Reproduce, character for character, the lines below from the first through the one with "['plus', 'triUp', 'triDown', 'triLeft', 'triRight', 'square'];". Leave pictures out.
▼
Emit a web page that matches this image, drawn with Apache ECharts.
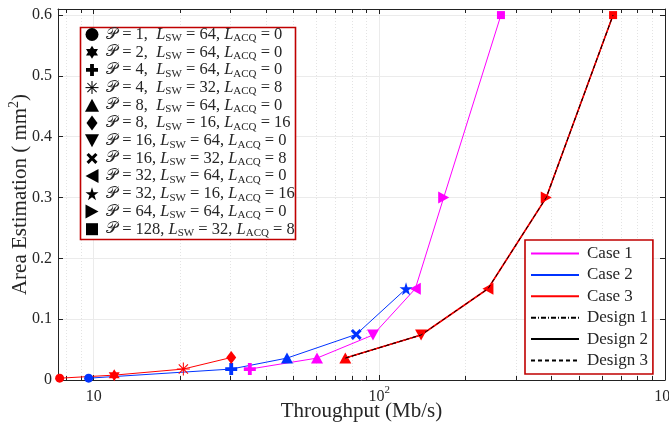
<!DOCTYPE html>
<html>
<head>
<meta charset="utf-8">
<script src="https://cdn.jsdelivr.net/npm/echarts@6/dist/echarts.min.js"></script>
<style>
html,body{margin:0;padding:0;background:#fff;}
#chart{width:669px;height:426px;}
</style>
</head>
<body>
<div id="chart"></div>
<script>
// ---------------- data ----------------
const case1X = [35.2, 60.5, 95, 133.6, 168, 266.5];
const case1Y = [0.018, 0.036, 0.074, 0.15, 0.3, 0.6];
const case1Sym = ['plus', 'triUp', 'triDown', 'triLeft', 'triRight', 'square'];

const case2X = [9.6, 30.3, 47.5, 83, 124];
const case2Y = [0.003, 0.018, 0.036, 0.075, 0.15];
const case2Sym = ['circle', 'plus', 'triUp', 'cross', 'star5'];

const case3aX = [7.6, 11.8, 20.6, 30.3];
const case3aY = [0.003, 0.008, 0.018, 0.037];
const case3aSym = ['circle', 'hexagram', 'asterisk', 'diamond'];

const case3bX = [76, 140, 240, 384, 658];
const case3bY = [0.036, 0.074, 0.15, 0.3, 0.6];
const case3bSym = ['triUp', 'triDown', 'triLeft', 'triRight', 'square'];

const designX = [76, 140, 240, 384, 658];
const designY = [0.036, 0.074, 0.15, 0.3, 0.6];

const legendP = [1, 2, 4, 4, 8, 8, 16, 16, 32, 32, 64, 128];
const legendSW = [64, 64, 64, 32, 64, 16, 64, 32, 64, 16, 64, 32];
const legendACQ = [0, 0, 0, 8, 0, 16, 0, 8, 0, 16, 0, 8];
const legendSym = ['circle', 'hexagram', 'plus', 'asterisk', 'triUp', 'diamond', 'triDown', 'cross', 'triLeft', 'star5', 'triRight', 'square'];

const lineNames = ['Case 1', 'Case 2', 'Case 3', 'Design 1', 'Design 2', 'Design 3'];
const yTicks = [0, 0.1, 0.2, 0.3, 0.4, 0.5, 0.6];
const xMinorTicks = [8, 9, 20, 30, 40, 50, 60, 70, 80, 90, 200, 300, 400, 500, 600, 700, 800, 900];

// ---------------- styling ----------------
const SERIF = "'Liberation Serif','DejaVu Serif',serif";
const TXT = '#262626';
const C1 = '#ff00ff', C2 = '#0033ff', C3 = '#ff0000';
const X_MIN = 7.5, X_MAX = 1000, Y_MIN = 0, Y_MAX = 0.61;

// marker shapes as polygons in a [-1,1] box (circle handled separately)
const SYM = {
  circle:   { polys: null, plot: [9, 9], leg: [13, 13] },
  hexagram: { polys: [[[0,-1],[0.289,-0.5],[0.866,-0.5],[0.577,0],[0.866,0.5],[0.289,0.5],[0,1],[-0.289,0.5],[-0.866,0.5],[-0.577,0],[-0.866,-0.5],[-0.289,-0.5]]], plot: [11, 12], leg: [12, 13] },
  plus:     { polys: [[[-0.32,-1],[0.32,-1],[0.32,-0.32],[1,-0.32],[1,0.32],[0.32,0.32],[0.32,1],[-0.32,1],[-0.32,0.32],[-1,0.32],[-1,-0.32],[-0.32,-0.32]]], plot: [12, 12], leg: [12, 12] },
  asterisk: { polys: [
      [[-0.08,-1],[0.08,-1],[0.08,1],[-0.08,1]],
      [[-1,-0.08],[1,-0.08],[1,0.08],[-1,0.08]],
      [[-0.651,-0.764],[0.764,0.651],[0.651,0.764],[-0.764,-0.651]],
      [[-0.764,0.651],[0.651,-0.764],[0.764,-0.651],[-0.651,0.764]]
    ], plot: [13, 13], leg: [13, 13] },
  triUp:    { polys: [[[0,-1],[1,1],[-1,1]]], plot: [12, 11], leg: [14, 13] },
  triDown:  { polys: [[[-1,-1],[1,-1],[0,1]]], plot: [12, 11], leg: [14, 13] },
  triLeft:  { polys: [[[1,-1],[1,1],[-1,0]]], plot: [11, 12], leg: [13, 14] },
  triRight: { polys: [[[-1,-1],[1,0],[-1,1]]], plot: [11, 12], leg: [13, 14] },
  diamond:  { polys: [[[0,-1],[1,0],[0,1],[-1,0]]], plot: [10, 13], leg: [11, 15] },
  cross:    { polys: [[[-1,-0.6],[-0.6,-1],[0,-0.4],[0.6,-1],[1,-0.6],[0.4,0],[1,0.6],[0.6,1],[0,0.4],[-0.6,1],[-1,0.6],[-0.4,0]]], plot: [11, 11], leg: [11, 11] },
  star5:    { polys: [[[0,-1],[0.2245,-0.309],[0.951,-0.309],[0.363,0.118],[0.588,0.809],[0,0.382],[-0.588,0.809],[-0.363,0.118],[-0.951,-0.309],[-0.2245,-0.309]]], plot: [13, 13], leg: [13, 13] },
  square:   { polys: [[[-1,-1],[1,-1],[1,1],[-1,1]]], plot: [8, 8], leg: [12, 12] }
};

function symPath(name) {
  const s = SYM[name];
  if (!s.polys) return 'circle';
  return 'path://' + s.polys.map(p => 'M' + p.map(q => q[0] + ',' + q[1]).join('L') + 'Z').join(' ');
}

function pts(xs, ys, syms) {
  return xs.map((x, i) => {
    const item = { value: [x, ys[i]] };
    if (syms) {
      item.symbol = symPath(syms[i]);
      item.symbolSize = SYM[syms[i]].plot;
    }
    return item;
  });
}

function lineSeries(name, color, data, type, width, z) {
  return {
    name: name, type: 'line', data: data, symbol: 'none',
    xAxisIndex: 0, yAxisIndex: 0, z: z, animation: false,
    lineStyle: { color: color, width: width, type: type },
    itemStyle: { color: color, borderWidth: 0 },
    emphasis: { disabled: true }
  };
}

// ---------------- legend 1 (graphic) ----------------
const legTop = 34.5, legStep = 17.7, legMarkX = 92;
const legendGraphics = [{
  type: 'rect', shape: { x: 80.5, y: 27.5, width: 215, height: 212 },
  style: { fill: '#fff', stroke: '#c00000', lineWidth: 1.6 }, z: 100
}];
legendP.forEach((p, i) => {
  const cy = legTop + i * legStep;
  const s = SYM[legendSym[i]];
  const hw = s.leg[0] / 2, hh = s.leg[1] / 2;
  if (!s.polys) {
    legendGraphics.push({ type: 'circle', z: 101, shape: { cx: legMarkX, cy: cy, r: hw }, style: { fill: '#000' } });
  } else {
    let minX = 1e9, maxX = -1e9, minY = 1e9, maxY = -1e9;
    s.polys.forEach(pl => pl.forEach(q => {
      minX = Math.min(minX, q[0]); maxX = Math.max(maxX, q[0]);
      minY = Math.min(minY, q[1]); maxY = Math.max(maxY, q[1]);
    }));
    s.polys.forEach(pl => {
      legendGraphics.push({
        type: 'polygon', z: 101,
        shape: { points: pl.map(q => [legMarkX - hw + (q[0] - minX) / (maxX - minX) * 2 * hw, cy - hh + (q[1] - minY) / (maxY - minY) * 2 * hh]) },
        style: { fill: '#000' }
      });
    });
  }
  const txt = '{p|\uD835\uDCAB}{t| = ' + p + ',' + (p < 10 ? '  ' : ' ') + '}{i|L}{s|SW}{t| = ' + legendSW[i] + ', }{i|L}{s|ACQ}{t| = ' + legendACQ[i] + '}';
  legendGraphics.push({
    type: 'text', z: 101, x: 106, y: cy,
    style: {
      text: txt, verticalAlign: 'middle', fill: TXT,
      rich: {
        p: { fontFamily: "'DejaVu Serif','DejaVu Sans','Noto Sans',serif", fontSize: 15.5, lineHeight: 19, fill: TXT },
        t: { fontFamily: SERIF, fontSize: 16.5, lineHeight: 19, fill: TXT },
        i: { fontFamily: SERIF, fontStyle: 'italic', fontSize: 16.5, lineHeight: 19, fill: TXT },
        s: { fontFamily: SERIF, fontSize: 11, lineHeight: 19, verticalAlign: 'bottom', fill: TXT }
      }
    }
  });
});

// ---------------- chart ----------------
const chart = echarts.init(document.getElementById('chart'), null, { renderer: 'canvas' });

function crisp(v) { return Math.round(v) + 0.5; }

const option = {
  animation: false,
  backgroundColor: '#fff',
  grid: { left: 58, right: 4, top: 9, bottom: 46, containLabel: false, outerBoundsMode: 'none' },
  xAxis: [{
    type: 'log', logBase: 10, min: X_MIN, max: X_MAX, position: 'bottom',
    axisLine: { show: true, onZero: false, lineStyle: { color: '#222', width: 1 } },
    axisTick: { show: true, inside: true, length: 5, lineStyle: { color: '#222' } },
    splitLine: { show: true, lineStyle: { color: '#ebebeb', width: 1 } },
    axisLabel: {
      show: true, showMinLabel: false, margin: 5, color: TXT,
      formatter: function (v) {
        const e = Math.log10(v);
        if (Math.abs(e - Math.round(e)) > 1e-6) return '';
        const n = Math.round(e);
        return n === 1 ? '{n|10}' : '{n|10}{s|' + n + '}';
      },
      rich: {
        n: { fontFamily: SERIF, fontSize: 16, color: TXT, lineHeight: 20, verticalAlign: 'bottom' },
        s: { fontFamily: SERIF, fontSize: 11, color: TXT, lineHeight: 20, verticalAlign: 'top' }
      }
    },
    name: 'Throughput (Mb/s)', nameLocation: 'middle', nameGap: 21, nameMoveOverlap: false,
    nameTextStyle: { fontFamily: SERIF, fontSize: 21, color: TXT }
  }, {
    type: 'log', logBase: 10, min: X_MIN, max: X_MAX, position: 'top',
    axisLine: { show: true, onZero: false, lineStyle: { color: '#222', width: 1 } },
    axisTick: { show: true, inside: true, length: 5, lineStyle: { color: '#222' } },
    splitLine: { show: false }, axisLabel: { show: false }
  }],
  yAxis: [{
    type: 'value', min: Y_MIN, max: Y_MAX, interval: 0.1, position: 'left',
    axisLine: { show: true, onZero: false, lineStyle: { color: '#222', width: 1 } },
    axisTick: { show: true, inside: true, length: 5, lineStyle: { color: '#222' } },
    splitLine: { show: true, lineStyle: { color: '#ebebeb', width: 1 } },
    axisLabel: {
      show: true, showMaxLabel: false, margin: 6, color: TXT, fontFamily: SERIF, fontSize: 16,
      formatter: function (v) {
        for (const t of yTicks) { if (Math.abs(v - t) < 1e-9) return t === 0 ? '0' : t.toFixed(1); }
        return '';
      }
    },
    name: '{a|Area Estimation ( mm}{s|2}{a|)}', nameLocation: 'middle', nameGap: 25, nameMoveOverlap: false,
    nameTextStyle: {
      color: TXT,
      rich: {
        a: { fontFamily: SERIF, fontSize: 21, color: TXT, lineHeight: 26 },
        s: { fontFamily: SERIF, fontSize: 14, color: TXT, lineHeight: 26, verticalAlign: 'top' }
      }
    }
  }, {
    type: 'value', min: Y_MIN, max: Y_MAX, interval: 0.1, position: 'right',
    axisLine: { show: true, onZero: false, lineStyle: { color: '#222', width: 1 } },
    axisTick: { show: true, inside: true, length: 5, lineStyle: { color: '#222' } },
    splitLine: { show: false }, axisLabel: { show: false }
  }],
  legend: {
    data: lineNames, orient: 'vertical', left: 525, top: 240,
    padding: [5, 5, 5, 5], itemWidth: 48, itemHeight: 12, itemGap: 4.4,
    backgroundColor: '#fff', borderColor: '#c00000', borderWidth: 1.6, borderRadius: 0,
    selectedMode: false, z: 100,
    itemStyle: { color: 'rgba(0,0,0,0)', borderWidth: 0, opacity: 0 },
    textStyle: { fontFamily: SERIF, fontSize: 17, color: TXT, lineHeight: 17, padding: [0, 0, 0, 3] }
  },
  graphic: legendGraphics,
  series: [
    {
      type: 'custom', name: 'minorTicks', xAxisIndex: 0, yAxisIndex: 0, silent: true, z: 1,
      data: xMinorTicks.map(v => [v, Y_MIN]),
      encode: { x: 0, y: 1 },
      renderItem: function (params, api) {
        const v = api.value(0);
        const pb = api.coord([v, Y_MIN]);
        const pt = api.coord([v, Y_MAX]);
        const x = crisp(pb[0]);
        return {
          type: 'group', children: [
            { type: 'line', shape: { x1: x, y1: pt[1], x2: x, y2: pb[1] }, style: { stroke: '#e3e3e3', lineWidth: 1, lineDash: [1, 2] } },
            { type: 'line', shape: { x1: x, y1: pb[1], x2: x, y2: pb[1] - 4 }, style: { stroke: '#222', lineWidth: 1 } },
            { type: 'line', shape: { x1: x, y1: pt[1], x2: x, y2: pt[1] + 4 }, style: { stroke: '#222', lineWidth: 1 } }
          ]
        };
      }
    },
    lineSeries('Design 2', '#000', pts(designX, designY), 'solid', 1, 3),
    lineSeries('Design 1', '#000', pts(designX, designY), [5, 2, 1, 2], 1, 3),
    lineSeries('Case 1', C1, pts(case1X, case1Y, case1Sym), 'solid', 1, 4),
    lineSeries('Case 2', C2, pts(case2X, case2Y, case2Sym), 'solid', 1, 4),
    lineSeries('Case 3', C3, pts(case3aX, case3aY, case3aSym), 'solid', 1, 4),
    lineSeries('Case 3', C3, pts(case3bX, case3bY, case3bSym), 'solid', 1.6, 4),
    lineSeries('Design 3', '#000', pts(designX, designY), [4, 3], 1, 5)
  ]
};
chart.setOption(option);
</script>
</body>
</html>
▲
• [EXERCISE ANSWER]:
Emit a web page that matches this image, drawn with Apache ECharts.
<!DOCTYPE html>
<html>
<head>
<meta charset="utf-8">
<script src="https://cdn.jsdelivr.net/npm/echarts@6/dist/echarts.min.js"></script>
<style>
html,body{margin:0;padding:0;background:#fff;}
#chart{width:669px;height:426px;}
</style>
</head>
<body>
<div id="chart"></div>
<script>
// ---------------- data ----------------
const case1X = [35.2, 60.5, 95, 133.6, 168, 266.5];
const case1Y = [0.018, 0.036, 0.074, 0.15, 0.3, 0.6];
const case1Sym = ['plus', 'triUp', 'triDown', 'triLeft', 'triRight', 'square'];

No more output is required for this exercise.